::: Given material

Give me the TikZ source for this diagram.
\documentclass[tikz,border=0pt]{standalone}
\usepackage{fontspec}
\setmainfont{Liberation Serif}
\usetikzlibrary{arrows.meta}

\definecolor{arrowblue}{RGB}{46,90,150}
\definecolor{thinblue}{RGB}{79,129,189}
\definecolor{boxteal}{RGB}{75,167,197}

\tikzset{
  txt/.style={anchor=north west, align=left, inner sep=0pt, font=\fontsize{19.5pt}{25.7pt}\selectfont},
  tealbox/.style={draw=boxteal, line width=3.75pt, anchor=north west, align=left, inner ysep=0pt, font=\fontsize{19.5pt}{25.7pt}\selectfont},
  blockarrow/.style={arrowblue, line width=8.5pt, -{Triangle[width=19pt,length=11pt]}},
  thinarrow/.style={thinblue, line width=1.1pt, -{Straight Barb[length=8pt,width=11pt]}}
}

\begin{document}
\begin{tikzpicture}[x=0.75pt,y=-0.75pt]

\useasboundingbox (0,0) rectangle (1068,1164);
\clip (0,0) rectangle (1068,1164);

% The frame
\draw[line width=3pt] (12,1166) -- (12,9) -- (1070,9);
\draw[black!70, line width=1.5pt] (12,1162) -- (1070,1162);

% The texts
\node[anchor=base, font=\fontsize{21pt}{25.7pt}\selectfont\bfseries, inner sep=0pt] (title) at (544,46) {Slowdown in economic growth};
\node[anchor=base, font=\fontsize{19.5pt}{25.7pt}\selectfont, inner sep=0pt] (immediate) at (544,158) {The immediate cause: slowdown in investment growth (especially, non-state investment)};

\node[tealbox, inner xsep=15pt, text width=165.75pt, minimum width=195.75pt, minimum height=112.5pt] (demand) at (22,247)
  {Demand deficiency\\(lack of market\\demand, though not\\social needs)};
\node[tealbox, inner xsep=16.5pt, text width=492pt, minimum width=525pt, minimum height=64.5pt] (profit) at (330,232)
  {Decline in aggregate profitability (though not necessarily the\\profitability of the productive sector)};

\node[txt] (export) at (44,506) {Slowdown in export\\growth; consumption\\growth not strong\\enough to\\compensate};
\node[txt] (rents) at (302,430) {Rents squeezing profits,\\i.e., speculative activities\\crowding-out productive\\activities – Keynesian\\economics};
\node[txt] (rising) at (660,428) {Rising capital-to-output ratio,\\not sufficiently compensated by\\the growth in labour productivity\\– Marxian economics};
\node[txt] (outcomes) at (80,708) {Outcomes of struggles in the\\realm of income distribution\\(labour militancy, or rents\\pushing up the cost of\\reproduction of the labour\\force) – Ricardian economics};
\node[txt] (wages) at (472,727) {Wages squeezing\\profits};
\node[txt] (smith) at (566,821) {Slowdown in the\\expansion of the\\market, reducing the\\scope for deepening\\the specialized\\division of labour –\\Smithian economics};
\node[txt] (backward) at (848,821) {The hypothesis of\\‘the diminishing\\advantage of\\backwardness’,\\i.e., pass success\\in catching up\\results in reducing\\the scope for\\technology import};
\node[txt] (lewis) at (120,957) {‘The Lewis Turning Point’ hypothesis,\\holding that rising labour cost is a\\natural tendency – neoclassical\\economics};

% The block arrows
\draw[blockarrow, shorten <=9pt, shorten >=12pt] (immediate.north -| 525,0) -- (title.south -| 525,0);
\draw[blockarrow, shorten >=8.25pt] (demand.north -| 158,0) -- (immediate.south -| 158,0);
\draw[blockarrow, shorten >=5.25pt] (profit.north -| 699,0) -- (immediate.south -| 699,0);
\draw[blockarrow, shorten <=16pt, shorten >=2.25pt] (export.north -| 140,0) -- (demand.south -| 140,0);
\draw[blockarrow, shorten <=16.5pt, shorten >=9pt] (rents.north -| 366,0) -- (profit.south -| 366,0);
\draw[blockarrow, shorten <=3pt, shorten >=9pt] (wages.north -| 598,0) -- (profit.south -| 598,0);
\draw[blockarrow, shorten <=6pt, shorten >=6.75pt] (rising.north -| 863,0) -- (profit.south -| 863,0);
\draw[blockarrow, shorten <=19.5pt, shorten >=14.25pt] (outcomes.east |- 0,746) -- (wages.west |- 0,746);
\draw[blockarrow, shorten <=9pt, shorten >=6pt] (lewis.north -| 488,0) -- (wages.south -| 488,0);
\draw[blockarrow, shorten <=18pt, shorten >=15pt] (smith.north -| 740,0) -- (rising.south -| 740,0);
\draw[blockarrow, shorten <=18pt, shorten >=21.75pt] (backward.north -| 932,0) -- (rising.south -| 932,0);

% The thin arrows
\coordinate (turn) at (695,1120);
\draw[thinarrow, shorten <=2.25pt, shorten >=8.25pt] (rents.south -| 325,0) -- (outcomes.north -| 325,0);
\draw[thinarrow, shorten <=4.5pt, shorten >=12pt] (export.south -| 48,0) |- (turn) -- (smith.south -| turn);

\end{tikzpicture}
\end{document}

::::::

### Set problem
Take the data above and return it exactly.

### Exercise output
Give me the TikZ source for this diagram.
\documentclass[tikz,border=0pt]{standalone}
\usepackage{fontspec}
\setmainfont{Liberation Serif}
\usetikzlibrary{arrows.meta}

\definecolor{arrowblue}{RGB}{46,90,150}
\definecolor{thinblue}{RGB}{79,129,189}
\definecolor{boxteal}{RGB}{75,167,197}

\tikzset{
  txt/.style={anchor=north west, align=left, inner sep=0pt, font=\fontsize{19.5pt}{25.7pt}\selectfont},
  tealbox/.style={draw=boxteal, line width=3.75pt, anchor=north west, align=left, inner ysep=0pt, font=\fontsize{19.5pt}{25.7pt}\selectfont},
  blockarrow/.style={arrowblue, line width=8.5pt, -{Triangle[width=19pt,length=11pt]}},
  thinarrow/.style={thinblue, line width=1.1pt, -{Straight Barb[length=8pt,width=11pt]}}
}

\begin{document}
\begin{tikzpicture}[x=0.75pt,y=-0.75pt]

\useasboundingbox (0,0) rectangle (1068,1164);
\clip (0,0) rectangle (1068,1164);

% The frame
\draw[line width=3pt] (12,1166) -- (12,9) -- (1070,9);
\draw[black!70, line width=1.5pt] (12,1162) -- (1070,1162);

% The texts
\node[anchor=base, font=\fontsize{21pt}{25.7pt}\selectfont\bfseries, inner sep=0pt] (title) at (544,46) {Slowdown in economic growth};
\node[anchor=base, font=\fontsize{19.5pt}{25.7pt}\selectfont, inner sep=0pt] (immediate) at (544,158) {The immediate cause: slowdown in investment growth (especially, non-state investment)};

\node[tealbox, inner xsep=15pt, text width=165.75pt, minimum width=195.75pt, minimum height=112.5pt] (demand) at (22,247)
  {Demand deficiency\\(lack of market\\demand, though not\\social needs)};
\node[tealbox, inner xsep=16.5pt, text width=492pt, minimum width=525pt, minimum height=64.5pt] (profit) at (330,232)
  {Decline in aggregate profitability (though not necessarily the\\profitability of the productive sector)};

\node[txt] (export) at (44,506) {Slowdown in export\\growth; consumption\\growth not strong\\enough to\\compensate};
\node[txt] (rents) at (302,430) {Rents squeezing profits,\\i.e., speculative activities\\crowding-out productive\\activities – Keynesian\\economics};
\node[txt] (rising) at (660,428) {Rising capital-to-output ratio,\\not sufficiently compensated by\\the growth in labour productivity\\– Marxian economics};
\node[txt] (outcomes) at (80,708) {Outcomes of struggles in the\\realm of income distribution\\(labour militancy, or rents\\pushing up the cost of\\reproduction of the labour\\force) – Ricardian economics};
\node[txt] (wages) at (472,727) {Wages squeezing\\profits};
\node[txt] (smith) at (566,821) {Slowdown in the\\expansion of the\\market, reducing the\\scope for deepening\\the specialized\\division of labour –\\Smithian economics};
\node[txt] (backward) at (848,821) {The hypothesis of\\‘the diminishing\\advantage of\\backwardness’,\\i.e., pass success\\in catching up\\results in reducing\\the scope for\\technology import};
\node[txt] (lewis) at (120,957) {‘The Lewis Turning Point’ hypothesis,\\holding that rising labour cost is a\\natural tendency – neoclassical\\economics};

% The block arrows
\draw[blockarrow, shorten <=9pt, shorten >=12pt] (immediate.north -| 525,0) -- (title.south -| 525,0);
\draw[blockarrow, shorten >=8.25pt] (demand.north -| 158,0) -- (immediate.south -| 158,0);
\draw[blockarrow, shorten >=5.25pt] (profit.north -| 699,0) -- (immediate.south -| 699,0);
\draw[blockarrow, shorten <=16pt, shorten >=2.25pt] (export.north -| 140,0) -- (demand.south -| 140,0);
\draw[blockarrow, shorten <=16.5pt, shorten >=9pt] (rents.north -| 366,0) -- (profit.south -| 366,0);
\draw[blockarrow, shorten <=3pt, shorten >=9pt] (wages.north -| 598,0) -- (profit.south -| 598,0);
\draw[blockarrow, shorten <=6pt, shorten >=6.75pt] (rising.north -| 863,0) -- (profit.south -| 863,0);
\draw[blockarrow, shorten <=19.5pt, shorten >=14.25pt] (outcomes.east |- 0,746) -- (wages.west |- 0,746);
\draw[blockarrow, shorten <=9pt, shorten >=6pt] (lewis.north -| 488,0) -- (wages.south -| 488,0);
\draw[blockarrow, shorten <=18pt, shorten >=15pt] (smith.north -| 740,0) -- (rising.south -| 740,0);
\draw[blockarrow, shorten <=18pt, shorten >=21.75pt] (backward.north -| 932,0) -- (rising.south -| 932,0);

% The thin arrows
\coordinate (turn) at (695,1120);
\draw[thinarrow, shorten <=2.25pt, shorten >=8.25pt] (rents.south -| 325,0) -- (outcomes.north -| 325,0);
\draw[thinarrow, shorten <=4.5pt, shorten >=12pt] (export.south -| 48,0) |- (turn) -- (smith.south -| turn);

\end{tikzpicture}
\end{document}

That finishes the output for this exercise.